Solution: Monthly budget reviews with program and finance staff. Flag variances early and request modifications before they become problems.

How AI improves grant management

AI tools are transforming grant management in several ways:

Automated monitoring — AI can track funder websites for new opportunities, deadline changes, and guideline updates, keeping your pipeline current without manual checking.

Smart reminders — Beyond simple calendar alerts, AI can analyze your workload and suggest when to start preparing for upcoming deadlines based on the complexity of each deliverable.

Report drafting — AI can pull data from your project records and draft interim and final reports, significantly reducing the reporting burden.

Pattern recognition — AI can analyze your grant portfolio to identify trends — which funders are most likely to renew, which budget categories consistently need modification, and where your pipeline has gaps.

Grantable integrates these capabilities into a single workspace where your grant writing, funder research, and project management coexist.
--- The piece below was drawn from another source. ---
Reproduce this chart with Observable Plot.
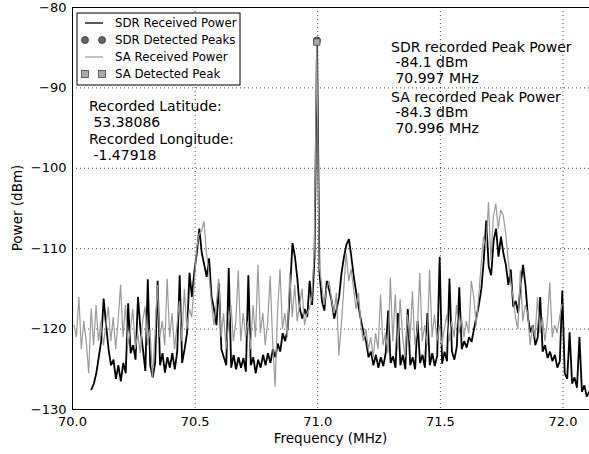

Your AI coworker has access to your full grant history, so it can help with reporting, compliance checking, and pipeline analysis — not just proposal writing.

Building your grant management system

Whether you use a dedicated platform or build your own system, every grant management setup needs:

  1. A centralized calendar with all deadlines and reminders
  2. A file system with consistent organization and version control
  3. A pipeline view showing all prospects, active applications, and awards
  4. Budget tracking at the line-item level for each grant
  5. Communication logs documenting funder interactions
  6. Reporting templates that can be populated from your ongoing data collection

Start simple and add complexity as your portfolio grows. The worst system is no system — even a well-organized spreadsheet is better than scattered emails and sticky notes.